* BEGIN Data in this exercise *

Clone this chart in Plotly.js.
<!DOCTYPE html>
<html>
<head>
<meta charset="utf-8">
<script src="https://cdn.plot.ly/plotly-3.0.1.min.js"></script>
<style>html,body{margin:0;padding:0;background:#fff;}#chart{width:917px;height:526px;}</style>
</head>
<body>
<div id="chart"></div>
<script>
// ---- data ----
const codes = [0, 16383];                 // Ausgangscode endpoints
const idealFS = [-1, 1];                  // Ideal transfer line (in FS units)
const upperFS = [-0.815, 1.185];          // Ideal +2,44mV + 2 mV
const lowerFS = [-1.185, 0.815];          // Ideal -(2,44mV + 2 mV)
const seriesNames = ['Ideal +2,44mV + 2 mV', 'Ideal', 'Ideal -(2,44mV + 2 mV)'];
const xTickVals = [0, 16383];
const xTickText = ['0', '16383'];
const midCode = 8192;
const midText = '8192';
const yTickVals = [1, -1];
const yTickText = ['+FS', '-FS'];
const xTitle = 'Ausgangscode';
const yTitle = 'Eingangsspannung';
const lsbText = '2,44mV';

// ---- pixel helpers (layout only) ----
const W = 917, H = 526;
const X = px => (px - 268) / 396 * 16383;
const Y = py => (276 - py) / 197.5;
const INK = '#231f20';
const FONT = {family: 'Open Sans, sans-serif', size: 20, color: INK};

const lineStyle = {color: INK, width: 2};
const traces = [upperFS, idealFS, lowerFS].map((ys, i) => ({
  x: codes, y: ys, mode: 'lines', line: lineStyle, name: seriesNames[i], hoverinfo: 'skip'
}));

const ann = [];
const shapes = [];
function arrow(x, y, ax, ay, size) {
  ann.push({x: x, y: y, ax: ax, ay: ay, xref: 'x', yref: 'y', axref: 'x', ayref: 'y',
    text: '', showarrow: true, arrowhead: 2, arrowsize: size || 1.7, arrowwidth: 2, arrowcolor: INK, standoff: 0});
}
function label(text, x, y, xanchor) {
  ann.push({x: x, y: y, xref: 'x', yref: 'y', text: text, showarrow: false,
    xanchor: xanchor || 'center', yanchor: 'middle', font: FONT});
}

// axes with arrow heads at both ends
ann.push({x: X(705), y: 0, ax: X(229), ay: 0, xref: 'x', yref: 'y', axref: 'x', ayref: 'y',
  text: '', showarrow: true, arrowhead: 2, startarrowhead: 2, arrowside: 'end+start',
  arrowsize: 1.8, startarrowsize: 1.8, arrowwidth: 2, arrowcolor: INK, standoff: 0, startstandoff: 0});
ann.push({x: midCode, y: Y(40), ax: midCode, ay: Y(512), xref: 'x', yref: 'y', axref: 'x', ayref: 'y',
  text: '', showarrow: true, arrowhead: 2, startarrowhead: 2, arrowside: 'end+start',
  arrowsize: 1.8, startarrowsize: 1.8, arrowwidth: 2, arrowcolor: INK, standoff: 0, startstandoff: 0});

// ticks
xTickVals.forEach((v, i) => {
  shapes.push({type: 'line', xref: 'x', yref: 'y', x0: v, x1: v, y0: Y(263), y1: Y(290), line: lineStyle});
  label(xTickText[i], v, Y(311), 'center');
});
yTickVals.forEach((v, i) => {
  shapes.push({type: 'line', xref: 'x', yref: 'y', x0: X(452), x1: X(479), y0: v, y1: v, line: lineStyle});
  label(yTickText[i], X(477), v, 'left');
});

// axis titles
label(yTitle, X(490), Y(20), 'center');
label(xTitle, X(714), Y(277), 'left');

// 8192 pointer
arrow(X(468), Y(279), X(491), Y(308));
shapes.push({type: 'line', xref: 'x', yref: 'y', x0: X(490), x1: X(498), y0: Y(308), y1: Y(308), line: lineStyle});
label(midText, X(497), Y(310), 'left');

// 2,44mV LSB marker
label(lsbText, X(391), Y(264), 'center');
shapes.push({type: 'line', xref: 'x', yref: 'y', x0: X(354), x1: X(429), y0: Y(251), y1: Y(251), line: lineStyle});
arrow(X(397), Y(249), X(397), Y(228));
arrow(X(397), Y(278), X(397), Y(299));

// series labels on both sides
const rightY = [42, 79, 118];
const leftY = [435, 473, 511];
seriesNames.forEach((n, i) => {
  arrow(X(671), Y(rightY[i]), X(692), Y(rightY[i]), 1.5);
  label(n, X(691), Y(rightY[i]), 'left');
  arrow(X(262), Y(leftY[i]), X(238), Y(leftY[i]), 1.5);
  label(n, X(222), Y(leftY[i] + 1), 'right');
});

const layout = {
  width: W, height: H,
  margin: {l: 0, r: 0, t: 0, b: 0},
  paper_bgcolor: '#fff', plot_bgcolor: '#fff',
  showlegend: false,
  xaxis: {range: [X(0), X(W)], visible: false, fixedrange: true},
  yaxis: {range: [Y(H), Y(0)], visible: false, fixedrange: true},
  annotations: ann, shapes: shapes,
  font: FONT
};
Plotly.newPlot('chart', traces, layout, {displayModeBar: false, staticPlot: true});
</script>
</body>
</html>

* END Data in this exercise *
* BEGIN Data in this exercise *

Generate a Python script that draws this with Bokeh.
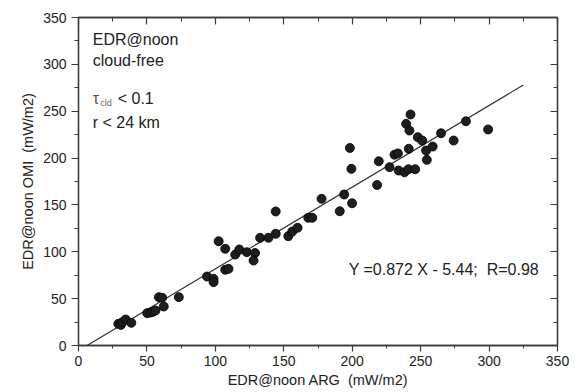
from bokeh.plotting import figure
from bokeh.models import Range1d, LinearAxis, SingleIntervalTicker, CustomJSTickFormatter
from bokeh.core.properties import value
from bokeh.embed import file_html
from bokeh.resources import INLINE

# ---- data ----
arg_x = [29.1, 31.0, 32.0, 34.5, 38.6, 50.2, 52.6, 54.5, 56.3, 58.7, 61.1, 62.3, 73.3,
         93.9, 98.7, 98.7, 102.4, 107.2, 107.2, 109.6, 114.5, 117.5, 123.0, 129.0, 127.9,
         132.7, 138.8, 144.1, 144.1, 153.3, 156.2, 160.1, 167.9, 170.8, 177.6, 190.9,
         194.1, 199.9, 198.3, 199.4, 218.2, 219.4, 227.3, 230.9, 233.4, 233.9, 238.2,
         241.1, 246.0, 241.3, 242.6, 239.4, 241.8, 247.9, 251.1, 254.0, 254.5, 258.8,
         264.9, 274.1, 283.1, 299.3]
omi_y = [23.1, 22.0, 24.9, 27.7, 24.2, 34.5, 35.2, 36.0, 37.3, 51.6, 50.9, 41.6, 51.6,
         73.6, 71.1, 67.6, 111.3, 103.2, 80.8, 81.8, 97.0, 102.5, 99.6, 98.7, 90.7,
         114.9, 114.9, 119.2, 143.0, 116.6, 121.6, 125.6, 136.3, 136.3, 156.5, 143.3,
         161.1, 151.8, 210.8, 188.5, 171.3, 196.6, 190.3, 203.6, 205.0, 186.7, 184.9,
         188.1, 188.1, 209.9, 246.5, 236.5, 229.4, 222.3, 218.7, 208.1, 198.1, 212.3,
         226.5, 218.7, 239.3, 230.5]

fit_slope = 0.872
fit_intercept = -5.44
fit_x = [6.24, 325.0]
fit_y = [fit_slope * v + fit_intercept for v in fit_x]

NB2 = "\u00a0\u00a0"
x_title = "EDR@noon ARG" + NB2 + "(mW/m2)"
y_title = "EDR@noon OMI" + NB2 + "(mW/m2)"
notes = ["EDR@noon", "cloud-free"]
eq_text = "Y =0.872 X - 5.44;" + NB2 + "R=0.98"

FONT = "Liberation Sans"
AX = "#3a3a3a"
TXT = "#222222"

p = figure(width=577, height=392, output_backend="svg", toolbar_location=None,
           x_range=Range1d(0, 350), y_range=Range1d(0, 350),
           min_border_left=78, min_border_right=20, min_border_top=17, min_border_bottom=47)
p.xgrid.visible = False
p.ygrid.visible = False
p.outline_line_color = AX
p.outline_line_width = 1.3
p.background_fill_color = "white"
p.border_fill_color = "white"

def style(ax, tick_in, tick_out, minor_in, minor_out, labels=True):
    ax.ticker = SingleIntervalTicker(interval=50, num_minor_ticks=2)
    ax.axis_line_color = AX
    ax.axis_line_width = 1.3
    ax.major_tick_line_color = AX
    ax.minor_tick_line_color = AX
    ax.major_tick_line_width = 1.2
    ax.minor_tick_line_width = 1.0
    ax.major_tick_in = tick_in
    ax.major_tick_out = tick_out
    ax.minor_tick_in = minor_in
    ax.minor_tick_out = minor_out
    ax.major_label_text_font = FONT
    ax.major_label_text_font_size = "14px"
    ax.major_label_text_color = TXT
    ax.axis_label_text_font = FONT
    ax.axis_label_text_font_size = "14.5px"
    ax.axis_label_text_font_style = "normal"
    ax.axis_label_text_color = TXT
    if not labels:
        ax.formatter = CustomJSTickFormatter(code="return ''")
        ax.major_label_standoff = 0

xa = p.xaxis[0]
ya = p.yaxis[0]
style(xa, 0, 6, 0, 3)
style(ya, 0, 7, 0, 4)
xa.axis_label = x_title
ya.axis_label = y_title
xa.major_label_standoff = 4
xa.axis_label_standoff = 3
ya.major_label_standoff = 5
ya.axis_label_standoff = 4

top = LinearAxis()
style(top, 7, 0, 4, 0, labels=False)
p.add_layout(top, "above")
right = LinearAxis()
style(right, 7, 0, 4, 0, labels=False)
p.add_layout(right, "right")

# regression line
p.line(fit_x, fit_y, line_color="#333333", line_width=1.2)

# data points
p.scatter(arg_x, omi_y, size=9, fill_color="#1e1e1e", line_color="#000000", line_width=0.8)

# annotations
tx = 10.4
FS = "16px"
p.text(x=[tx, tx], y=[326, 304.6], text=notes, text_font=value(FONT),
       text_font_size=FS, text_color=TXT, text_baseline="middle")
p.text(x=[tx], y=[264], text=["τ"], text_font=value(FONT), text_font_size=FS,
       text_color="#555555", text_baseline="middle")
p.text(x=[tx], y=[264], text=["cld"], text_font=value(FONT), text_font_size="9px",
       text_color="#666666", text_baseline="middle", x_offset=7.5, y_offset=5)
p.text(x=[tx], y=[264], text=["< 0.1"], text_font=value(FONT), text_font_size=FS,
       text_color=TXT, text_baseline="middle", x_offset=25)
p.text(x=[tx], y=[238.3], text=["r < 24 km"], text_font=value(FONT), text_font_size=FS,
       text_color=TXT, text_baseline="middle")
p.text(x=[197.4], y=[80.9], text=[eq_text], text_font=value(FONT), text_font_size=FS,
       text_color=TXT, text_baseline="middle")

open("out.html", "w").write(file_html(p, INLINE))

* END Data in this exercise *
* BEGIN Data in this exercise *

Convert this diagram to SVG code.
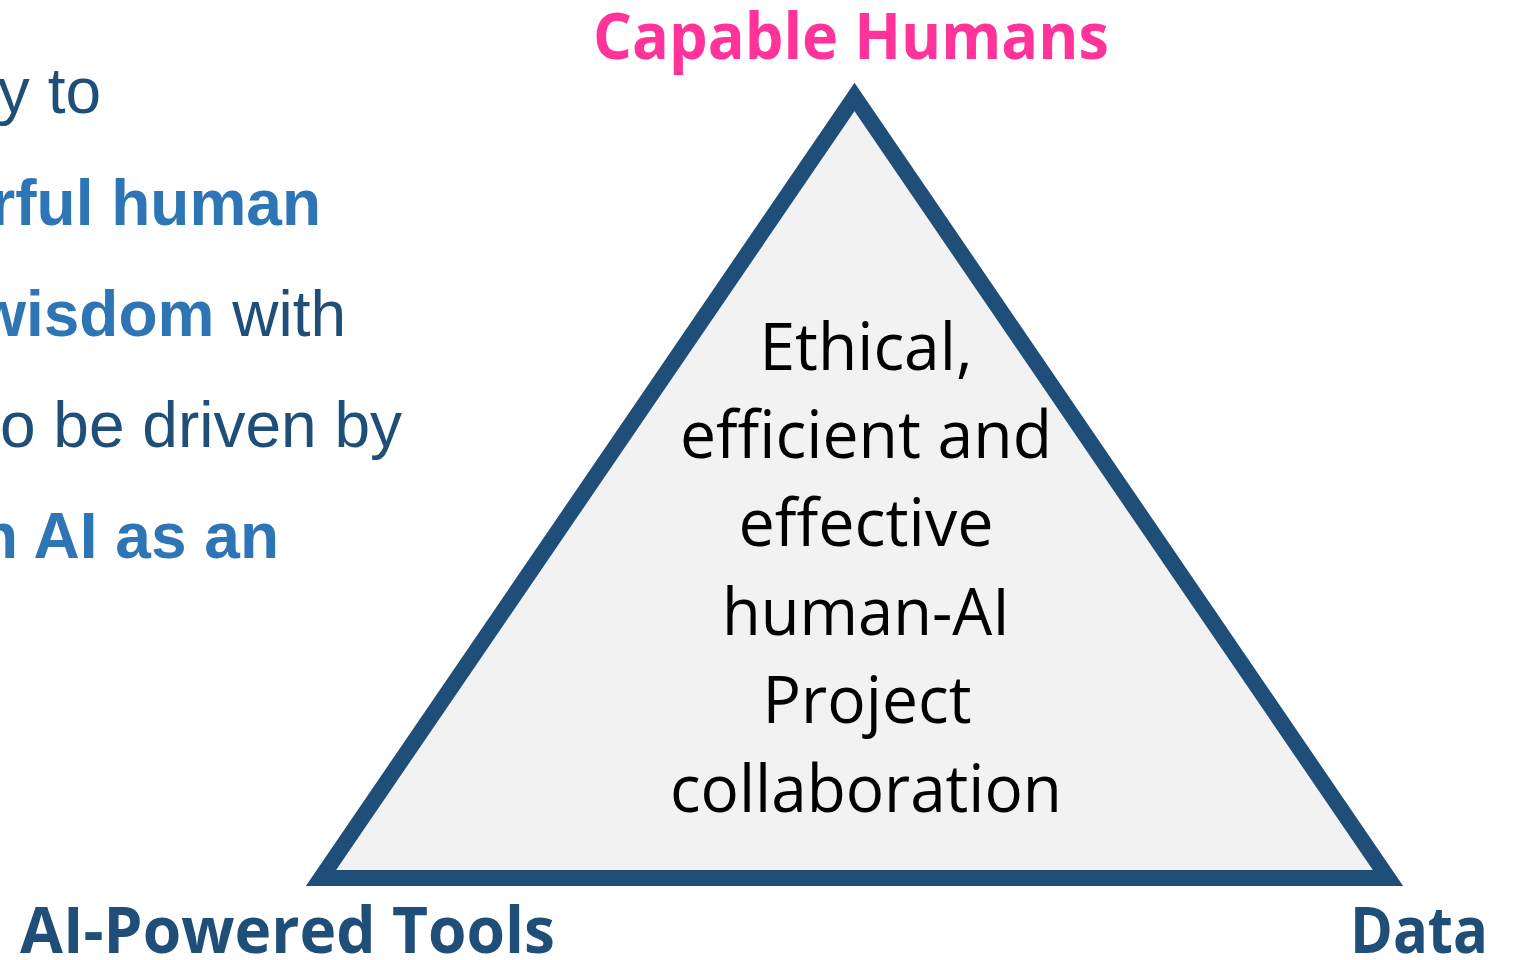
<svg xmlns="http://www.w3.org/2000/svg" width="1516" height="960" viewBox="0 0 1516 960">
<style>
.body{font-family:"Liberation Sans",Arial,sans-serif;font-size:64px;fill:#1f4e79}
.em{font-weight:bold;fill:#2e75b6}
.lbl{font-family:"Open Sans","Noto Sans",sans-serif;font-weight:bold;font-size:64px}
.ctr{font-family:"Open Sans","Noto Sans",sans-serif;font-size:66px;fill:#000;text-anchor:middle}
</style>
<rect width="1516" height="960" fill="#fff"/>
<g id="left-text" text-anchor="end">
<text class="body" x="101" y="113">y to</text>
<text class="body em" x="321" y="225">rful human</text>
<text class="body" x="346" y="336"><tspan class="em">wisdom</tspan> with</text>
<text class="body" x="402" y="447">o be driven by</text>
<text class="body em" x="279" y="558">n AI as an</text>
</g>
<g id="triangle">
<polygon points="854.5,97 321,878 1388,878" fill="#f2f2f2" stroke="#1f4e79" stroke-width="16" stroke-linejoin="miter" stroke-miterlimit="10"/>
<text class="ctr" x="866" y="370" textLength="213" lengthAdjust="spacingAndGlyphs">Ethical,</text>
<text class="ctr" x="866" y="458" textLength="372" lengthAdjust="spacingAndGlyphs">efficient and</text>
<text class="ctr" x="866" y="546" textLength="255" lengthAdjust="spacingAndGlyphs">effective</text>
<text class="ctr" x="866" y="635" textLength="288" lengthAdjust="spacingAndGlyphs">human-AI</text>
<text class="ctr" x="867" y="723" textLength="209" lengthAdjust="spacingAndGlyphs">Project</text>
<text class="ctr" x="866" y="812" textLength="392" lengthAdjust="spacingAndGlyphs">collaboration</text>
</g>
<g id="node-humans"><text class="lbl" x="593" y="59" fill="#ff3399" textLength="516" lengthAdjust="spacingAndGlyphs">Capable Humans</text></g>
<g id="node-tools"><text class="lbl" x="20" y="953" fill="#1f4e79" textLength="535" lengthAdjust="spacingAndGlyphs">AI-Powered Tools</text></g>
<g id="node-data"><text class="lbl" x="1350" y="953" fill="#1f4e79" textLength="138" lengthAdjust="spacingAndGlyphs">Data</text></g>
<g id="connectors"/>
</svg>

* END Data in this exercise *

Task goal> Reproduce, starting at the line containing "Generate a Python" and stopping after the line containing "226.5, 218.7, 239.3, 230.5]", each of those lines exactly and no others; leave pictures out.

Answer to this problem>
Generate a Python script that draws this with Bokeh.
from bokeh.plotting import figure
from bokeh.models import Range1d, LinearAxis, SingleIntervalTicker, CustomJSTickFormatter
from bokeh.core.properties import value
from bokeh.embed import file_html
from bokeh.resources import INLINE

# ---- data ----
arg_x = [29.1, 31.0, 32.0, 34.5, 38.6, 50.2, 52.6, 54.5, 56.3, 58.7, 61.1, 62.3, 73.3,
         93.9, 98.7, 98.7, 102.4, 107.2, 107.2, 109.6, 114.5, 117.5, 123.0, 129.0, 127.9,
         132.7, 138.8, 144.1, 144.1, 153.3, 156.2, 160.1, 167.9, 170.8, 177.6, 190.9,
         194.1, 199.9, 198.3, 199.4, 218.2, 219.4, 227.3, 230.9, 233.4, 233.9, 238.2,
         241.1, 246.0, 241.3, 242.6, 239.4, 241.8, 247.9, 251.1, 254.0, 254.5, 258.8,
         264.9, 274.1, 283.1, 299.3]
omi_y = [23.1, 22.0, 24.9, 27.7, 24.2, 34.5, 35.2, 36.0, 37.3, 51.6, 50.9, 41.6, 51.6,
         73.6, 71.1, 67.6, 111.3, 103.2, 80.8, 81.8, 97.0, 102.5, 99.6, 98.7, 90.7,
         114.9, 114.9, 119.2, 143.0, 116.6, 121.6, 125.6, 136.3, 136.3, 156.5, 143.3,
         161.1, 151.8, 210.8, 188.5, 171.3, 196.6, 190.3, 203.6, 205.0, 186.7, 184.9,
         188.1, 188.1, 209.9, 246.5, 236.5, 229.4, 222.3, 218.7, 208.1, 198.1, 212.3,
         226.5, 218.7, 239.3, 230.5]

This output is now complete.